Leader magazineASCL - Association of School and College Leaders

Taking the blame

Ostriches

The 14-19 diplomas, which will mean more students studying in different locations, bring with them a new set of issues, such as who has the final say in discipline matters, warns Richard Bird.

School and college leaders know that if a pupil is sent off to a work experience placement, the institution will share the responsibility if something goes wrong. The company office where a pupil is bullied or harassed will be liable; so will the firm where a pupil gets caught in a machine because the firm has not done a health and safety induction or exercised proper supervision; but so will the education provider. Duty of care for students does not end when they go on to someone else's premises.

So what about the new development: meeting the legal duty to fulfil a pupil's entitlement at Key Stage 4, if necessary by sending the young person to another institution? This becomes especially complex with roll-out of the 14-19 diplomas.

Child protection

The home institution needs to be confident that the receiving institution has applied the proper checks to ensure that unsuitable people do not come into contact with pupils. In the immediate future this will particularly affect 16-plus institutions because the requirement to apply enhanced checks to all staff who deal with young people under the age of 18 is sufficiently new for there to be potential for confusion.

There is also an issue in terms of codes of conduct for relationships with students which may need updating.

The home institution may be liable if it fails to raise the issue appropriately with other institutions involved. And it is not only the protection of young people that needs to be sorted out. For instance, whose responsibility is it to discipline pupils? The home and receiving institutions may have different policies and legal positions.

The tendency can be to follow the principle of change in British industry: Plan, do, put it right. Unfortunately, putting it right where legal responsibilities are concerned can become very expensive.

Within 14-19 consortia, there should be some means of ensuring that all institutions are following guidance on the protection of young people, such as a written assurance or protocol that guidance will be followed. The next thing might be an agreement jointly to police health and safety.

All this will look like additional bureaucracy until something goes wrong. Then it will look like prudence.

Whose discipline?

The discipline issue is more complex. For instance, one school which had sent a slightly more challenging pupil to the local FE college on a course under the increased flexibility programme was surprised to find him back after three weeks.

It turned out that the college operated an industrial model of discipline: one verbal warning; two written warnings; and out. The young man was more familiar with a more elastic school system and was out of his placement before he knew it.

In an ideal world, the students concerned would be no trouble; but laws are made for an imperfect world. A pupil who is attending another institution regularly for a course is presumably there under section 29(3) of the 2002 Education Act, which empowers governing bodies to direct a pupil to be educated at a place other than the school at which s/he is registered.

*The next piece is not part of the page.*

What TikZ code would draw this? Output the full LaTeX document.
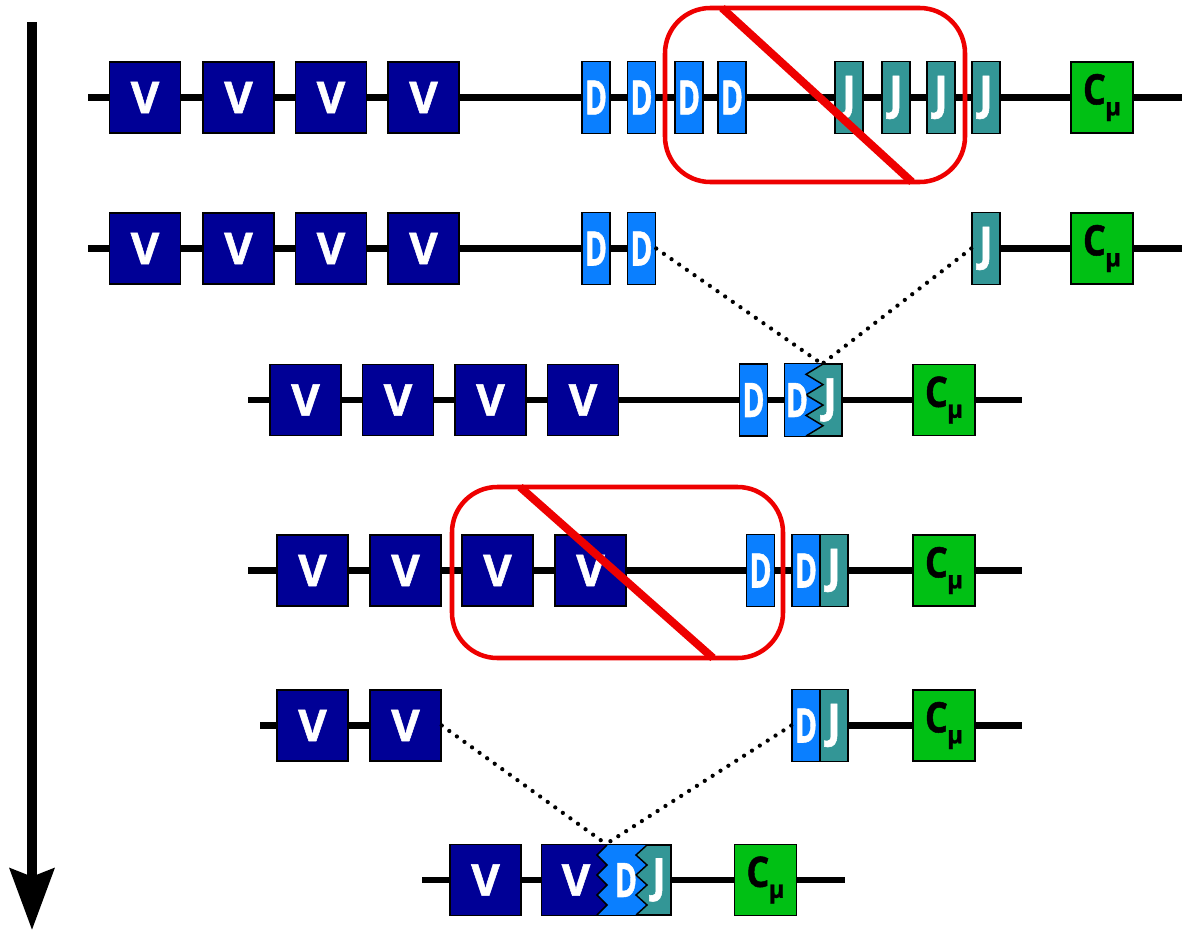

The school is therefore still responsible for the pupil but also has the power, under the Education and Inspections Act 2006, to regulate his/her conduct, since the pupil is still, by virtue of the 2002 Act, under its lawful control.

It is doubtful whether the receiving institution has that lawful control and the right to impose sanctions. The situation with a receiving FE institution is even more murky.

Automatic sanctions

It might be possible to have an agreement in which home institutions will automatically impose a sanction on one of its students but it will want to be satisfied that a proper investigation has been conducted and the facts are proved. It may be too simple to take a student off a course. How will the school then meet its obligation to offer an entitlement?

While it may be tempting to imitate an ostrich and hope for the best, by far the better course of action is to make sure that the consortium coordinator addresses these issues and their legal implications (with the aid of the consortium's legal adviser) at the same time as organising the timetable and the minibuses.

The law requires you to anticipate problems that can be foreseen. Taking these steps shows you have foreseen the problem and taken reasonable steps to deal with it.